Selling Access to Members

For 501(c)(6) organizations, the strategy often involves "selling access" to a valuable member base. As you aren't "selling a mission" as in a charity that provides services, programs or solutions to societal issues - you are selling an opportunity for the potential partner to "sell something" to your members (unless you can find a friendly that wants to support your members from an altruistic perspective). This unique selling point should be highlighted when engaging potential donors. The approach could include:

  • Understanding the Donor's Business: Tailoring your pitch to align with the donor's business model and target market. For example ABC Vegetarian Society's annual event with a room of 500 vegetarians is not going to greatly support a company that sells hamburgers.

  • Presenting a Clear Value Proposition: Breaking down the benefits of sponsorship into tangible, understandable metrics. Check the ROI for them if they sell massages at $100 each, they'd need to sell 25 to make back their $2500.

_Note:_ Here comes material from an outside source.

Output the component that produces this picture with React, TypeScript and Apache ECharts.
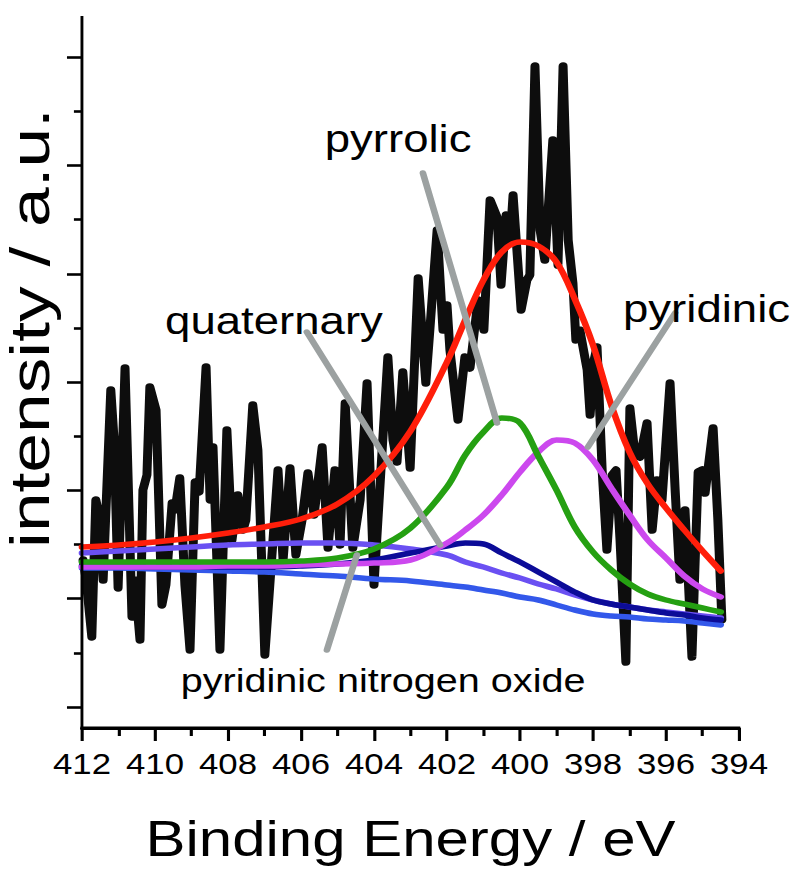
import React, { useEffect, useRef } from "react";
import * as echarts from "echarts";

// ---- data ----
const X_MIN = 394;
const X_MAX = 412;
const X_STEP = 2;

// measured spectrum (binding energy in eV, intensity in a.u.)
const blackEnergy = [
  411.97, 411.89, 411.73, 411.62, 411.53, 411.42, 411.21, 411.12, 411.01, 410.82,
  410.63, 410.55, 410.41, 410.33, 410.22, 410.14, 409.97, 409.81, 409.7, 409.53,
  409.45, 409.32, 409.18, 409.04, 408.9, 408.79, 408.6, 408.49, 408.41, 408.22,
  408.03, 407.89, 407.73, 407.59, 407.51, 407.32, 407.18, 406.99, 406.63, 406.49,
  406.3, 406.14, 405.97, 405.81, 405.64, 405.42, 405.26, 405.07, 404.93, 404.79,
  404.58, 404.38, 404.19, 404.0, 403.81, 403.62, 403.48, 403.37, 403.21, 403.01,
  402.79, 402.58, 402.47, 402.27, 402.11, 402.0, 401.92, 401.7, 401.51, 401.37,
  401.15, 400.99, 400.82, 400.63, 400.52, 400.38, 400.27, 400.19, 399.97, 399.81,
  399.73, 399.59, 399.45, 399.32, 399.1, 398.96, 398.82, 398.68, 398.55, 398.47,
  398.36, 398.16, 398.08, 397.97, 397.89, 397.75, 397.62, 397.48, 397.37, 397.26,
  397.1, 396.99, 396.85, 396.71, 396.52, 396.38, 396.25, 396.11, 395.89, 395.75,
  395.62, 395.48, 395.29, 395.12, 395.01, 394.93, 394.71, 394.58, 394.47,
];
const blackIntensity = [
  147, 129, 70, 207, 192, 127, 317, 267, 119, 339,
  90, 127, 67, 217, 232, 320, 297, 102, 122, 204,
  197, 229, 122, 57, 225, 215, 340, 207, 260, 57,
  277, 167, 212, 177, 187, 302, 257, 52, 237, 147,
  239, 152, 187, 234, 192, 260, 159, 237, 162, 304,
  159, 207, 324, 122, 237, 350, 267, 245, 335, 239,
  429, 324, 377, 477, 377, 402, 357, 287, 350, 339,
  407, 377, 507, 490, 422, 492, 467, 512, 397, 427,
  432, 641, 477, 447, 567, 442, 641, 467, 424, 367,
  377, 337, 292, 347, 360, 237, 157, 232, 237, 167,
  45, 299, 252, 250, 284, 177, 227, 207, 324, 217,
  127, 197, 50, 235, 237, 214, 279, 187, 87,
];

// fitted components
const fitEnergy = [
  412, 411, 410, 409, 408, 407, 406, 405, 404, 403, 402, 401.5, 401,
  400.5, 400, 399.5, 399, 398.5, 398, 397.5, 397, 396.5, 396, 395.5, 395, 394.5,
];
const envelope = [160, 162, 165, 169, 174, 180, 188, 203, 231, 276, 345, 387, 427, 455, 465, 461, 445, 408, 362, 302, 255, 223, 199, 177, 156, 136];
const pyrrolic = [145, 145, 145, 145, 145, 145, 146, 149, 158, 179, 220, 252, 275, 289, 284, 251, 217, 180, 155, 137, 123, 113, 107, 103, 99, 95];
const pyridinic = [140, 140, 140, 140, 141, 141, 142, 143, 144, 147, 164, 177, 192, 212, 235, 255, 267, 264, 247, 219, 192, 167, 149, 131, 118, 110];
const quaternary = [141, 141, 140, 140, 140, 140, 141, 143, 147, 154, 161, 164, 163, 154, 145, 135, 125, 115, 107, 103, 100, 97, 94, 92, 89, 87];
const nOxide = [154, 156, 158, 160, 162, 163, 164, 164, 162, 158, 152, 145, 140, 134, 129, 123, 118, 112, 107, 103, 100, 97, 95, 93, 91, 89];
const background = [139, 139, 138, 137, 136, 135, 133, 131, 128, 126, 122, 120, 117, 114, 110, 107, 102, 97, 93, 91, 90, 88, 87, 86, 84, 82];

// annotations
const labelNames = ["pyrrolic", "pyridinic", "quaternary", "pyridinic nitrogen oxide"];
const labelEnergy = [403.34, 394.89, 406.74, 403.75];
const labelIntensity = [568, 398, 386, 26];
const labelSizes = [38, 38, 38, 33];
const leaderPyrrolic = [[402.66, 534], [400.63, 284]];
const leaderPyridinic = [[395.75, 394], [398.14, 260]];
const leaderQuaternary = [[405.84, 375], [402.19, 162]];
const leaderOxide = [[405.29, 57], [404.47, 152]];

const X_TITLE = "Binding Energy / eV";
const Y_TITLE = "intensity / a.u.";

// ---- layout ----
const W = 662;
const H = 875;
const SX = 794 / 662;
const GRID_LEFT = 68.33;
const GRID_RIGHT = 45.83;
const GRID_TOP = 57.2;
const GRID_BOTTOM = 168;
const X_AXIS_Y = 728;
const FONT = "'Liberation Sans', Arial, Helvetica, sans-serif";

const pairs = (xs: number[], ys: number[]) => xs.map((x, i) => [x, ys[i]]);

export default function App() {
  const ref = useRef<HTMLDivElement>(null);
  useEffect(() => {
    const chart = echarts.init(ref.current!, null, { renderer: "svg" });
    const fit = (name: string, ys: number[], color: string) => ({
      type: "line",
      name,
      data: pairs(fitEnergy, ys),
      showSymbol: false,
      symbol: "none",
      smooth: 0.35,
      silent: true,
      z: 3,
      lineStyle: { color, width: 5.5, cap: "round" },
    });
    const leader = (d: number[][]) => ({
      type: "line",
      data: d,
      showSymbol: false,
      symbol: "none",
      silent: true,
      z: 5,
      lineStyle: { color: "#9ca1a1", width: 5.5, cap: "round" },
    });
    chart.setOption({
      animation: false,
      backgroundColor: "#ffffff",
      grid: { left: GRID_LEFT, right: GRID_RIGHT, top: GRID_TOP, bottom: GRID_BOTTOM, containLabel: false },
      xAxis: {
        type: "value",
        min: X_MIN,
        max: X_MAX,
        interval: X_STEP,
        inverse: true,
        offset: 21,
        name: X_TITLE,
        nameLocation: "middle",
        nameGap: 86,
        nameTextStyle: { fontFamily: FONT, fontSize: 50, color: "#000" },
        axisLine: { show: true, onZero: false, lineStyle: { color: "#000", width: 2.8 } },
        axisTick: { show: true, inside: false, length: 13, lineStyle: { color: "#000", width: 2.6 } },
        minorTick: { show: true, splitNumber: 2, length: 8, lineStyle: { color: "#000", width: 2.6 } },
        axisLabel: { show: true, margin: 22, fontFamily: FONT, fontSize: 29, color: "#000" },
        splitLine: { show: false },
        minorSplitLine: { show: false },
      },
      yAxis: {
        type: "value",
        min: 0,
        max: 649.8,
        interval: 108.3,
        axisLine: { show: false },
        axisTick: { show: true, inside: false, length: 12.5, lineStyle: { color: "#000", width: 2.6 } },
        minorTick: { show: true, splitNumber: 2, length: 6.7, lineStyle: { color: "#000", width: 2.6 } },
        axisLabel: { show: false },
        splitLine: { show: false },
        minorSplitLine: { show: false },
      },
      graphic: [
        {
          type: "line",
          z: 10,
          shape: { x1: GRID_LEFT, y1: 16, x2: GRID_LEFT, y2: X_AXIS_Y + 1.4 },
          style: { stroke: "#000", lineWidth: 2.4 },
        },
        {
          type: "line",
          z: 10,
          shape: { x1: GRID_LEFT - 1.2, y1: X_AXIS_Y, x2: W - GRID_RIGHT + 1, y2: X_AXIS_Y },
          style: { stroke: "#000", lineWidth: 2.8 },
        },
        {
          type: "text",
          z: 10,
          x: 25,
          y: 328,
          rotation: Math.PI / 2,
          scaleX: 1.55,
          style: {
            text: Y_TITLE,
            fontFamily: FONT,
            fontSize: 46,
            fill: "#000",
            align: "center",
            verticalAlign: "middle",
          },
        },
      ],
      series: [
        {
          type: "line",
          name: "measured",
          data: pairs(blackEnergy, blackIntensity),
          showSymbol: false,
          symbol: "none",
          silent: true,
          z: 2,
          lineStyle: { color: "#0d0d0d", width: 7.5, join: "round", cap: "round" },
        },
        fit("background", background, "#3358ea"),
        fit("pyridinic nitrogen oxide", nOxide, "#6a50f2"),
        fit("quaternary", quaternary, "#0c0c98"),
        fit("pyridinic", pyridinic, "#cc48ee"),
        fit("pyrrolic", pyrrolic, "#25a012"),
        fit("envelope", envelope, "#ff1e0a"),
        leader(leaderPyrrolic),
        leader(leaderPyridinic),
        leader(leaderQuaternary),
        leader(leaderOxide),
        {
          type: "scatter",
          silent: true,
          z: 8,
          symbolSize: 1,
          itemStyle: { color: "rgba(0,0,0,0)" },
          label: {
            show: true,
            position: "inside",
            formatter: "{b}",
            color: "#000",
            opacity: 1,
            textBorderWidth: 0,
            fontFamily: FONT,
            fontSize: 38,
          },
          data: labelNames.map((n, i) => ({
            name: n,
            value: [labelEnergy[i], labelIntensity[i]],
            label: { fontSize: labelSizes[i] },
          })),
        },
      ],
    });
    return () => chart.dispose();
  }, []);
  return (
    <div
      ref={ref}
      style={{
        position: "absolute",
        left: 0,
        top: 0,
        width: W,
        height: H,
        transform: `scaleX(${SX})`,
        transformOrigin: "0 0",
      }}
    />
  );
}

  • Geographically Centric Companies: Small service business' like a restaurant or spa in a defined part of town - would have a weaker ROI on their investment.

  • Leveraging Members Personal Connections:  Utilizing your network to make personal appeals that resonate with potential donors.

  • Focusing on Engagement: Demonstrating the potential for meaningful interaction between the donor and your members.

Crafting a fundraising strategy for a 501(c)(6) organization demands a strategic approach that recognizes donor motivations and leverages the unique strengths of your member base. By aligning your fundraising efforts with the interests of potential donors and showcasing clear value, you can navigate the challenges associated with non-tax-deductible contributions, ultimately fostering a robust support system for your organization's mission and activities. Effective communication, tangible benefits, and strong relationships are key to this endeavor, ensuring a mutually beneficial partnership between your organization and its supporters.